**GOAL**
Begin with the first line below and retype each line exactly through the line containing "46.77, 48.39, 50];". Any pictures are to be left out.

▽

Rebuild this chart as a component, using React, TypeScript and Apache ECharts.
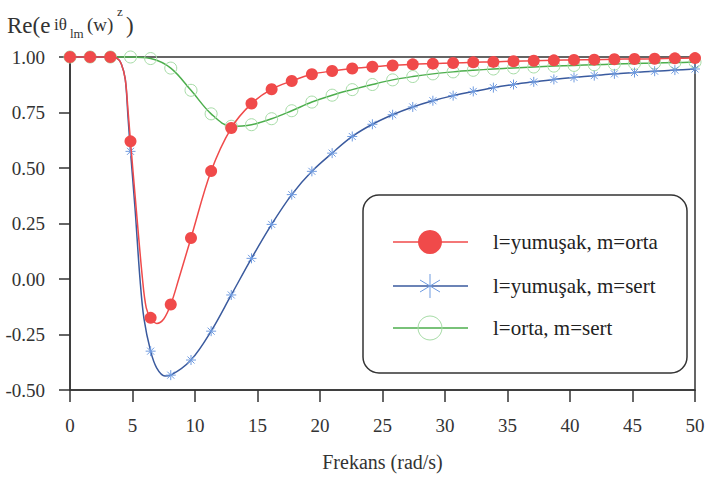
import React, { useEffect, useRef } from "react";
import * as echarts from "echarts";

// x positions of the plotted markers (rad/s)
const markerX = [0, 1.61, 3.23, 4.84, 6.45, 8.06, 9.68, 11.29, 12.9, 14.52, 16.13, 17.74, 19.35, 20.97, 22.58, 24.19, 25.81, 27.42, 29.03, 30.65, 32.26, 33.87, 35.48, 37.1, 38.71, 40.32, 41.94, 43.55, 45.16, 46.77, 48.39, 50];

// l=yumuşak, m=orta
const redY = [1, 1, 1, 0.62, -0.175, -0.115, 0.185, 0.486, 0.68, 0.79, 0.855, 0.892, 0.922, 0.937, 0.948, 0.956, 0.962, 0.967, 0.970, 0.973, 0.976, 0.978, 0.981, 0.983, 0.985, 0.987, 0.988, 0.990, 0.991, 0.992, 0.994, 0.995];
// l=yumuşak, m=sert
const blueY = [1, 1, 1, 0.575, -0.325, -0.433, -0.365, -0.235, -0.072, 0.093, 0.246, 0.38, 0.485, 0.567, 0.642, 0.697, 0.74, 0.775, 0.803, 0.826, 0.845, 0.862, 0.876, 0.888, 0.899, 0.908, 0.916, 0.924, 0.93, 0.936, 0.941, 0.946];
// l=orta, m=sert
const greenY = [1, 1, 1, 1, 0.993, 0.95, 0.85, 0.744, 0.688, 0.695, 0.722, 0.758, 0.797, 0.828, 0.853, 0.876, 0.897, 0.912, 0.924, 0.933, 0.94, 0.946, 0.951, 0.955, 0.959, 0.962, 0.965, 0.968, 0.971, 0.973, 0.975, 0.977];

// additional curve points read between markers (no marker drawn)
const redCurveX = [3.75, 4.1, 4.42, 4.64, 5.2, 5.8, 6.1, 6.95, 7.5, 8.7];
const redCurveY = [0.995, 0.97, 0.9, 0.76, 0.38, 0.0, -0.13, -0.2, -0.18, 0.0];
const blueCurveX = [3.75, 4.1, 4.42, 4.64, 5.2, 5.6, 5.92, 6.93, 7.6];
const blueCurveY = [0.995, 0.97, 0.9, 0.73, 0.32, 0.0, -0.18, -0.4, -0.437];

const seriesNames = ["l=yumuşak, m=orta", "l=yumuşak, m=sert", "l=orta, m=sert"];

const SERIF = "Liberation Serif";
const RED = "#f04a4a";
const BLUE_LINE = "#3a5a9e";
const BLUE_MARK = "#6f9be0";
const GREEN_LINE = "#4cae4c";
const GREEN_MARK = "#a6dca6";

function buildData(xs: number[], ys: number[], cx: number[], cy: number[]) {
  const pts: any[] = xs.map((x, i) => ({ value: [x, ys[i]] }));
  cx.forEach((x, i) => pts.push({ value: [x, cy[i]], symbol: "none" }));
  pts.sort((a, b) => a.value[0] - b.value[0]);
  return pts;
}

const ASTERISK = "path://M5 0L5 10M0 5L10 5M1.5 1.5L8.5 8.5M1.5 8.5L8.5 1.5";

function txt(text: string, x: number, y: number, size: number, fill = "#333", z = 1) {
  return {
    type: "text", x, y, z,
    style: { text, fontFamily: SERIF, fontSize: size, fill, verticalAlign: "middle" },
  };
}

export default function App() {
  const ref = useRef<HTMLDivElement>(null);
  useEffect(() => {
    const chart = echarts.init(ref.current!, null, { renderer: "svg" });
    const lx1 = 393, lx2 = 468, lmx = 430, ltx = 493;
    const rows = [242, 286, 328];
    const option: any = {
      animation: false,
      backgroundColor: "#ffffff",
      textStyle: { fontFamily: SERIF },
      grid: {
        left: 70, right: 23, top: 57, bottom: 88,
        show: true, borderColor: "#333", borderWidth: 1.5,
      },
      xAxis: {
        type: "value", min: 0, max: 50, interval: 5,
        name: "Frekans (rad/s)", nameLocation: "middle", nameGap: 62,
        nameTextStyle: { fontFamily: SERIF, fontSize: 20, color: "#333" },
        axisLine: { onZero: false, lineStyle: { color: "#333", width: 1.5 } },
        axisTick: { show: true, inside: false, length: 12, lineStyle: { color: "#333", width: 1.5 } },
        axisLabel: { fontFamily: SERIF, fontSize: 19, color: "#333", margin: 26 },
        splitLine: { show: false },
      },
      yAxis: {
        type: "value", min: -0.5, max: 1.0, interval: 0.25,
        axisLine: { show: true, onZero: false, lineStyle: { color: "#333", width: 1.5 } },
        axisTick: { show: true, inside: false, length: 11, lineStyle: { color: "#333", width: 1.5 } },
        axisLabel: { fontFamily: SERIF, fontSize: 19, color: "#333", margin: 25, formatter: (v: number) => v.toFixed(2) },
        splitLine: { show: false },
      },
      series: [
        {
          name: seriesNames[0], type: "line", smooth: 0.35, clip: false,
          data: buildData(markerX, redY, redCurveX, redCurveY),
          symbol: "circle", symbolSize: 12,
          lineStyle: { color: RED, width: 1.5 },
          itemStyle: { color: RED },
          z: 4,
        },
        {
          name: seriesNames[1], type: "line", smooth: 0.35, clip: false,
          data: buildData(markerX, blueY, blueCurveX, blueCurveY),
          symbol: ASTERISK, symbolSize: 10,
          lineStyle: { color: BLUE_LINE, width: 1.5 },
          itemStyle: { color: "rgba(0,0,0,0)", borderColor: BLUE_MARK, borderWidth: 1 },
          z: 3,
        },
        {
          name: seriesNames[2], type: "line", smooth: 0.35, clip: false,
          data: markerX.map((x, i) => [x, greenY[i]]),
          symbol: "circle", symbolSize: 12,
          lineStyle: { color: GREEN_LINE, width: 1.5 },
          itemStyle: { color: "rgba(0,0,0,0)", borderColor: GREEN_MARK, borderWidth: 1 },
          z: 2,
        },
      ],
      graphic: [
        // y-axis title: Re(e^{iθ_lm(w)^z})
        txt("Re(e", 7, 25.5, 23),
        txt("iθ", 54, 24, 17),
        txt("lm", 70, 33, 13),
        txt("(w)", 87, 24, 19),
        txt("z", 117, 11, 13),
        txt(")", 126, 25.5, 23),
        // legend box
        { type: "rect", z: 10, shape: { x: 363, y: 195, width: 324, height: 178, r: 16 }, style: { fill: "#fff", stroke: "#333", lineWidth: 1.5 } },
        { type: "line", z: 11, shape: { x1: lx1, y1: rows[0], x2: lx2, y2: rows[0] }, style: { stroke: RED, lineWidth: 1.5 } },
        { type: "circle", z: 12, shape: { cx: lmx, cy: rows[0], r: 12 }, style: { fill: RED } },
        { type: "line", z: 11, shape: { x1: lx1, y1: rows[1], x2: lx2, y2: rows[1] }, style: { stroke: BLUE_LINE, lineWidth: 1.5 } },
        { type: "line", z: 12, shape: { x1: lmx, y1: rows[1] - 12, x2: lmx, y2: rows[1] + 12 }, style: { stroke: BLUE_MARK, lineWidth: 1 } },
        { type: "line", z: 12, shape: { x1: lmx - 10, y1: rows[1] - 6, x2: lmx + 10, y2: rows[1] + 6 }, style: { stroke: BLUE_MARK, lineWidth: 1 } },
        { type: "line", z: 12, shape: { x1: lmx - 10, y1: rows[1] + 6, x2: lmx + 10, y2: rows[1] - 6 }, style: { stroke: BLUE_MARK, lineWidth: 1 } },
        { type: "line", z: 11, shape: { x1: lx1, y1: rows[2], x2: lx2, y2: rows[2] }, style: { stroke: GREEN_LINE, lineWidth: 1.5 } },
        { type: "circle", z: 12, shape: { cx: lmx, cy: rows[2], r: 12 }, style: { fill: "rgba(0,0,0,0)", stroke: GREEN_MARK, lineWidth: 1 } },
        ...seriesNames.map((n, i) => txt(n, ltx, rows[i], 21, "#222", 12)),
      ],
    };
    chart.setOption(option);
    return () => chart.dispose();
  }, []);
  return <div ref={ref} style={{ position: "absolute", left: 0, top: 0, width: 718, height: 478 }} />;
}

△

**FULL ANSWER**
Rebuild this chart as a component, using React, TypeScript and Apache ECharts.
import React, { useEffect, useRef } from "react";
import * as echarts from "echarts";

// x positions of the plotted markers (rad/s)
const markerX = [0, 1.61, 3.23, 4.84, 6.45, 8.06, 9.68, 11.29, 12.9, 14.52, 16.13, 17.74, 19.35, 20.97, 22.58, 24.19, 25.81, 27.42, 29.03, 30.65, 32.26, 33.87, 35.48, 37.1, 38.71, 40.32, 41.94, 43.55, 45.16, 46.77, 48.39, 50];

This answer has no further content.